Come summer, it is not uncommon to see school teachers conducting door-to-door survey, enumerating details about children eligible for admission to school; never-enrolled children; drop-outs so on and so forth. These surveys, usually, sensitise the parents to the need to protect their right to education. But, in practical purposes, not all parents turn up immediately for admitting their wards to the school.

With a view to making the survey more meaningful and purposeful, the authorities of the Thanjammal Memorial Elementary School, run by the Tiruchi Seva Sangam in the city, have taken up an innovative plan this summer. As part of the ‘School Improvement Programme’, they have launched a special survey-cum on-the-spot admission of children. In fact, the survey has an eye more on instant admission of children than collecting any data about them.

Called ‘Door-to-door admission’, the month-long survey aims at admitting at least 100 students for the academic year 2010-11, residing at the school’s service area of six habitations in the city.

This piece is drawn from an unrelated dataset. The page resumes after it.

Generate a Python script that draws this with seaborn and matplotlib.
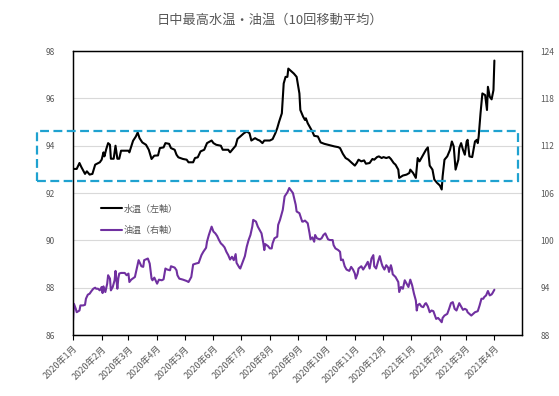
import seaborn as sns
import matplotlib.pyplot as plt
import pandas as pd
from matplotlib.patches import Rectangle

# 水温 (left axis)
water_dates = [
    '2020-01-01', '2020-01-05', '2020-01-08', '2020-01-10', '2020-01-14', '2020-01-16', '2020-01-19', '2020-01-22',
    '2020-01-25', '2020-01-30', '2020-02-01', '2020-02-03', '2020-02-04', '2020-02-06', '2020-02-08', '2020-02-10',
    '2020-02-11', '2020-02-14', '2020-02-16', '2020-02-18', '2020-02-20', '2020-02-22', '2020-03-01', '2020-03-02',
    '2020-03-06', '2020-03-09', '2020-03-11', '2020-03-13', '2020-03-16', '2020-03-20', '2020-03-23', '2020-03-26',
    '2020-03-29', '2020-04-02', '2020-04-04', '2020-04-08', '2020-04-10', '2020-04-14', '2020-04-16', '2020-04-20',
    '2020-04-22', '2020-04-24', '2020-04-29', '2020-05-03', '2020-05-05', '2020-05-10', '2020-05-12', '2020-05-15',
    '2020-05-18', '2020-05-22', '2020-05-25', '2020-05-30', '2020-06-01', '2020-06-04', '2020-06-09', '2020-06-11',
    '2020-06-17', '2020-06-19', '2020-06-22', '2020-06-25', '2020-06-27', '2020-06-30', '2020-07-04', '2020-07-07',
    '2020-07-10', '2020-07-12', '2020-07-16', '2020-07-19', '2020-07-21', '2020-07-24', '2020-07-26', '2020-08-01',
    '2020-08-04', '2020-08-07', '2020-08-09', '2020-08-11', '2020-08-14', '2020-08-16', '2020-08-18', '2020-08-20',
    '2020-08-21', '2020-08-23', '2020-08-27', '2020-08-30', '2020-09-02', '2020-09-03', '2020-09-06', '2020-09-08',
    '2020-09-09', '2020-09-11', '2020-09-13', '2020-09-16', '2020-09-18', '2020-09-22', '2020-09-25', '2020-09-29',
    '2020-10-03', '2020-10-07', '2020-10-10', '2020-10-14', '2020-10-16', '2020-10-19', '2020-10-22', '2020-10-25',
    '2020-10-28', '2020-11-01', '2020-11-03', '2020-11-05', '2020-11-08', '2020-11-11', '2020-11-13', '2020-11-17',
    '2020-11-20', '2020-11-22', '2020-11-25', '2020-11-27', '2020-11-30', '2020-12-02', '2020-12-05', '2020-12-08',
    '2020-12-10', '2020-12-13', '2020-12-15', '2020-12-18', '2020-12-19', '2020-12-23', '2020-12-27', '2020-12-30',
    '2020-12-31', '2021-01-03', '2021-01-06', '2021-01-08', '2021-01-10', '2021-01-13', '2021-01-17', '2021-01-19',
    '2021-01-21', '2021-01-24', '2021-01-26', '2021-01-29', '2021-02-01', '2021-02-03', '2021-02-04', '2021-02-06',
    '2021-02-09', '2021-02-12', '2021-02-14', '2021-02-16', '2021-02-18', '2021-02-21', '2021-02-22', '2021-02-24',
    '2021-02-26', '2021-02-28', '2021-03-02', '2021-03-03', '2021-03-05', '2021-03-08', '2021-03-11', '2021-03-13',
    '2021-03-14', '2021-03-15', '2021-03-17', '2021-03-19', '2021-03-22', '2021-03-24', '2021-03-25', '2021-03-27',
    '2021-03-29', '2021-03-31', '2021-04-01',
]
water_temp = [
    93.02, 93.02, 93.27, 93.10, 92.81, 92.92, 92.78, 92.81,
    93.20, 93.30, 93.41, 93.72, 93.55, 93.86, 94.11, 94.04,
    93.45, 93.45, 94.00, 93.45, 93.45, 93.79, 93.79, 93.72,
    94.21, 94.39, 94.56, 94.32, 94.14, 94.04, 93.83, 93.44,
    93.58, 93.59, 93.90, 93.93, 94.11, 94.08, 93.90, 93.83,
    93.62, 93.51, 93.44, 93.41, 93.30, 93.30, 93.48, 93.51,
    93.76, 93.83, 94.11, 94.22, 94.11, 94.04, 94.00, 93.83,
    93.83, 93.72, 93.86, 94.00, 94.29, 94.39, 94.53, 94.60,
    94.53, 94.22, 94.32, 94.25, 94.22, 94.11, 94.22, 94.22,
    94.28, 94.53, 94.74, 95.01, 95.37, 96.63, 96.91, 96.91,
    97.26, 97.19, 97.05, 96.91, 96.21, 95.51, 95.23, 95.09,
    95.16, 94.95, 94.81, 94.60, 94.42, 94.39, 94.14, 94.08,
    94.04, 94.00, 93.97, 93.94, 93.90, 93.66, 93.48, 93.41,
    93.30, 93.16, 93.27, 93.41, 93.34, 93.38, 93.24, 93.27,
    93.44, 93.41, 93.52, 93.55, 93.48, 93.52, 93.48, 93.52,
    93.44, 93.27, 93.20, 92.99, 92.64, 92.74, 92.78, 92.85,
    92.99, 92.85, 92.64, 93.48, 93.34, 93.55, 93.83, 93.93,
    93.16, 92.99, 92.57, 92.43, 92.32, 92.15, 92.71, 93.41,
    93.55, 93.83, 94.18, 93.97, 92.99, 93.41, 93.90, 94.11,
    93.83, 93.62, 94.18, 94.25, 93.55, 93.52, 94.18, 94.25,
    94.11, 94.39, 95.37, 96.21, 96.14, 95.51, 96.49, 96.07,
    95.96, 96.35, 97.60,
]

# 油温 (right axis)
oil_dates = [
    '2020-01-01', '2020-01-02', '2020-01-04', '2020-01-05', '2020-01-08', '2020-01-09', '2020-01-12', '2020-01-14',
    '2020-01-15', '2020-01-17', '2020-01-19', '2020-01-21', '2020-01-23', '2020-01-25', '2020-01-26', '2020-01-28',
    '2020-01-30', '2020-02-01', '2020-02-02', '2020-02-03', '2020-02-05', '2020-02-07', '2020-02-08', '2020-02-10',
    '2020-02-11', '2020-02-13', '2020-02-15', '2020-02-16', '2020-02-18', '2020-02-19', '2020-02-20', '2020-02-22',
    '2020-02-26', '2020-02-28', '2020-03-01', '2020-03-02', '2020-03-04', '2020-03-08', '2020-03-10', '2020-03-12',
    '2020-03-15', '2020-03-17', '2020-03-18', '2020-03-22', '2020-03-24', '2020-03-26', '2020-03-27', '2020-03-29',
    '2020-04-01', '2020-04-03', '2020-04-06', '2020-04-08', '2020-04-10', '2020-04-12', '2020-04-15', '2020-04-16',
    '2020-04-20', '2020-04-22', '2020-04-23', '2020-04-25', '2020-04-29', '2020-05-03', '2020-05-05', '2020-05-08',
    '2020-05-10', '2020-05-13', '2020-05-16', '2020-05-19', '2020-05-21', '2020-05-24', '2020-05-25', '2020-05-27',
    '2020-05-29', '2020-05-30', '2020-06-01', '2020-06-03', '2020-06-05', '2020-06-07', '2020-06-09', '2020-06-11',
    '2020-06-13', '2020-06-15', '2020-06-17', '2020-06-19', '2020-06-21', '2020-06-23', '2020-06-25', '2020-06-26',
    '2020-06-29', '2020-06-30', '2020-07-02', '2020-07-05', '2020-07-07', '2020-07-09', '2020-07-11', '2020-07-13',
    '2020-07-14', '2020-07-17', '2020-07-19', '2020-07-21', '2020-07-23', '2020-07-25', '2020-07-26', '2020-07-27',
    '2020-07-30', '2020-08-01', '2020-08-03', '2020-08-04', '2020-08-06', '2020-08-09', '2020-08-10', '2020-08-12',
    '2020-08-14', '2020-08-15', '2020-08-17', '2020-08-20', '2020-08-22', '2020-08-26', '2020-08-29', '2020-08-30',
    '2020-09-02', '2020-09-05', '2020-09-06', '2020-09-08', '2020-09-11', '2020-09-13', '2020-09-14', '2020-09-16',
    '2020-09-18', '2020-09-19', '2020-09-21', '2020-09-24', '2020-09-26', '2020-09-28', '2020-09-30', '2020-10-03',
    '2020-10-05', '2020-10-08', '2020-10-09', '2020-10-11', '2020-10-14', '2020-10-16', '2020-10-17', '2020-10-19',
    '2020-10-21', '2020-10-23', '2020-10-26', '2020-10-28', '2020-10-30', '2020-11-01', '2020-11-02', '2020-11-04',
    '2020-11-05', '2020-11-08', '2020-11-10', '2020-11-13', '2020-11-15', '2020-11-17', '2020-11-19', '2020-11-21',
    '2020-11-22', '2020-11-24', '2020-11-26', '2020-11-28', '2020-11-30', '2020-12-01', '2020-12-03', '2020-12-05',
    '2020-12-07', '2020-12-08', '2020-12-10', '2020-12-11', '2020-12-12', '2020-12-15', '2020-12-18', '2020-12-19',
    '2020-12-21', '2020-12-23', '2020-12-25', '2020-12-27', '2020-12-29', '2020-12-31', '2021-01-02', '2021-01-04',
    '2021-01-06', '2021-01-07', '2021-01-08', '2021-01-10', '2021-01-12', '2021-01-14', '2021-01-16', '2021-01-17',
    '2021-01-19', '2021-01-21', '2021-01-23', '2021-01-25', '2021-01-27', '2021-01-28', '2021-01-30', '2021-02-01',
    '2021-02-03', '2021-02-04', '2021-02-06', '2021-02-09', '2021-02-11', '2021-02-13', '2021-02-15', '2021-02-17',
    '2021-02-19', '2021-02-21', '2021-02-22', '2021-02-24', '2021-02-26', '2021-02-28', '2021-03-02', '2021-03-03',
    '2021-03-05', '2021-03-07', '2021-03-09', '2021-03-11', '2021-03-14', '2021-03-16', '2021-03-18', '2021-03-20',
    '2021-03-21', '2021-03-23', '2021-03-25', '2021-03-27', '2021-03-29', '2021-03-30', '2021-04-01',
]
oil_temp = [
    89.83, 91.96, 91.32, 90.89, 91.11, 91.75, 91.75, 91.83,
    92.60, 93.11, 93.24, 93.58, 93.87, 94.00, 93.87, 93.87,
    93.66, 94.09, 93.32, 94.17, 93.45, 94.51, 95.58, 95.15,
    93.66, 94.09, 94.94, 96.13, 93.87, 95.15, 95.79, 95.87,
    95.87, 95.58, 95.79, 94.72, 95.02, 95.36, 96.43, 97.49,
    96.72, 96.64, 97.49, 97.70, 97.06, 95.15, 94.94, 95.28,
    94.51, 95.02, 94.94, 95.06, 96.43, 96.30, 96.21, 96.72,
    96.55, 96.21, 95.58, 95.15, 95.02, 94.85, 94.72, 95.36,
    96.94, 97.06, 97.15, 98.13, 98.55, 99.06, 99.83, 100.68,
    101.40, 101.74, 101.11, 100.89, 100.55, 100.04, 99.62, 99.40,
    99.11, 98.55, 98.13, 97.57, 97.92, 97.49, 98.26, 97.15,
    96.55, 96.43, 97.06, 98.00, 99.19, 100.04, 100.68, 101.74,
    102.60, 102.38, 101.74, 101.32, 100.89, 99.62, 98.77, 99.53,
    99.28, 98.98, 98.98, 99.62, 100.26, 100.47, 101.96, 102.60,
    103.45, 103.87, 105.57, 106.09, 106.64, 106.00, 104.51, 103.66,
    103.45, 102.38, 102.38, 102.51, 102.17, 100.89, 100.13, 100.38,
    99.83, 100.68, 100.26, 100.13, 100.26, 100.68, 100.89, 100.13,
    100.04, 100.04, 99.40, 98.98, 98.77, 98.55, 97.49, 97.57,
    96.72, 96.30, 96.13, 96.64, 96.30, 95.79, 95.15, 95.79,
    96.43, 96.72, 96.30, 96.85, 97.28, 96.43, 97.70, 98.13,
    96.72, 96.43, 97.28, 98.00, 97.06, 96.72, 96.30, 96.85,
    96.55, 96.00, 96.85, 96.43, 95.70, 95.36, 94.72, 93.45,
    94.09, 93.87, 94.94, 94.51, 94.09, 95.02, 94.30, 93.24,
    92.38, 91.11, 91.75, 91.96, 91.62, 91.53, 91.96, 92.04,
    91.62, 90.89, 91.11, 91.02, 90.34, 90.04, 90.17, 89.92,
    89.62, 90.17, 90.47, 90.68, 91.32, 92.04, 92.17, 91.32,
    91.11, 91.75, 92.04, 91.62, 91.19, 91.32, 91.19, 90.89,
    90.68, 90.47, 90.68, 90.89, 91.02, 91.75, 92.60, 92.60,
    92.81, 93.02, 93.58, 93.02, 93.15, 93.32, 93.74,
]

left_ticks = [86, 88, 90, 92, 94, 96, 98]
right_ticks = [88, 94, 100, 106, 112, 118, 124]
month_ticks = pd.date_range('2020-01-01', '2021-04-01', freq='MS')
month_labels = [f'{d.year}年{d.month}月' for d in month_ticks]

title = '日中最高水温・油温（10回移動平均）'
water_label = '水温（左軸）'
oil_label = '油温（右軸）'

sns.set_theme(style='white')
plt.rcParams['font.family'] = ['Noto Sans CJK JP', 'DejaVu Sans']
grey = '#595959'

fig = plt.figure(figsize=(5.59, 3.96), dpi=100)
ax = fig.add_axes([0.1306, 0.154, 0.8034, 0.717])
ax2 = ax.twinx()

sns.lineplot(x=pd.to_datetime(water_dates), y=water_temp, ax=ax, color='black',
             linewidth=1.5, label=water_label, legend=False)
sns.lineplot(x=pd.to_datetime(oil_dates), y=oil_temp, ax=ax2, color='#7030a0',
             linewidth=1.5, label=oil_label, legend=False)

ax.set_xlim(pd.Timestamp('2020-01-01'), pd.Timestamp('2021-05-01'))
ax.set_ylim(86, 98)
ax2.set_ylim(88, 124)
ax.set_yticks(left_ticks)
ax2.set_yticks(right_ticks)
ax.set_xticks(month_ticks)
ax.set_xticklabels(month_labels, rotation=45, ha='right', rotation_mode='anchor')
ax.set_xlabel('')
ax.set_ylabel('')
ax2.set_ylabel('')

ax.grid(axis='y', color='#d9d9d9', linewidth=0.8)
ax.grid(axis='x', visible=False)
ax2.grid(False)
ax.tick_params(axis='x', bottom=True, direction='out', length=3.5, width=0.8,
               color='black', labelsize=6.5, labelcolor=grey, pad=3)
ax.tick_params(axis='y', left=False, labelsize=6, labelcolor=grey, pad=7)
ax2.tick_params(axis='y', right=False, labelsize=6, labelcolor=grey, pad=7)
for a in (ax, ax2):
    for s in a.spines.values():
        s.set_color('black')
        s.set_linewidth(0.9)

h1, l1 = ax.get_legend_handles_labels()
h2, l2 = ax2.get_legend_handles_labels()
ax2.legend(h1 + h2, l1 + l2, loc='upper left', bbox_to_anchor=(0.062, 0.46),
           frameon=False, fontsize=6.5, labelcolor=grey, handlelength=2.3,
           handletextpad=0.2, labelspacing=1.35, borderpad=0, borderaxespad=0)

fig.text(0.483, 0.949, title, ha='center', va='center', fontsize=9.5, color=grey)

# dashed highlight box
fig.add_artist(Rectangle((0.066, 0.543), 0.861, 0.125, transform=fig.transFigure,
                         fill=False, edgecolor='#1fa2d0', linewidth=1.6,
                         linestyle=(0, (4, 2)), zorder=10, clip_on=False))

fig.savefig('out.png', dpi=100)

“This year, the door-to-door survey will not end up for identifying the never-enrolled children or drop-outs; on the other hand, it will achieve the desired goals of imparting compulsory education to the eligible children,” says R. Visalakshi, Headmistress of the school, who, accompanied by a team of teachers, inaugurated the survey at the Milaguparai area in the city on Saturday.

She says that the teachers of the school have been recording the data every summer for the past three decades. “The Central government’s policy of compulsory education acted as a catalyst this year,” she adds. Further, the survey also acts as a counselling session especially for the parents who remained undecided in selecting the school for admitting their wards.

Three students from the school also form part of the survey team. “These students conduct a demonstration on their learning skills to explain the quality of education to the parents, convincing them of the quality education at our school,” say V. Uma Maheswari and P. Malliga, both teachers.

No sooner the survey team enters a house than the students – M. Sarathkumar; B. Suganthi and M. Aravindan, using their Activity-Based Learning (ABL) charts and newspapers, explain their reading skills before the children.

After an interaction that lasted for about 15 minutes, a mother Karthika admitted her son, A. Thangavel to Standard I of the school.

All those admitted on the spot at their door-steps, will attend the classes from June 1. In the past, with the admission process extending up to mid-October, many children lost a number of working days and were unable to gain adequate academic skills, says S. Sivakumar, Senior Lecturer, District Institute of Education and Training (DIET), who designed the survey.

Quite convinced by the quality education being imparted to the students, the parents vie with one another in admitting their wards to the school. The admission of a child to the school involves three processes: verification of birth certificate; ascertaining the family details and obtaining the signature from the parents.

The survey has gone down well with the parents, most of whom are unorganised labourers or daily-wage workers. A couple of mothers, S. Sarasu and L. Deepajothi point out that the spot-admission has been gift to them in more than one way. Firstly, it spares them of availing a day’s leave at their work-spot. The face-to-face interaction between the parents and teachers acts as a bridge between them, promoting a cordial relationship between them.

The survey is to be conducted at Chinna Milaguparai; Periya Milaguparai; Ponnagar; Gorimedu; Collector Office Road and Othakadai – the service area of the school. They distribute pamphlets explaining the advantages of free and compulsory education available at the school. Incidentally, a large number of parents of Milaguparai area are alumni of the school.

Provision of an auto-rickshaw facility will ensure admission of more children to the school from these service areas, says Ms. Visalakshi.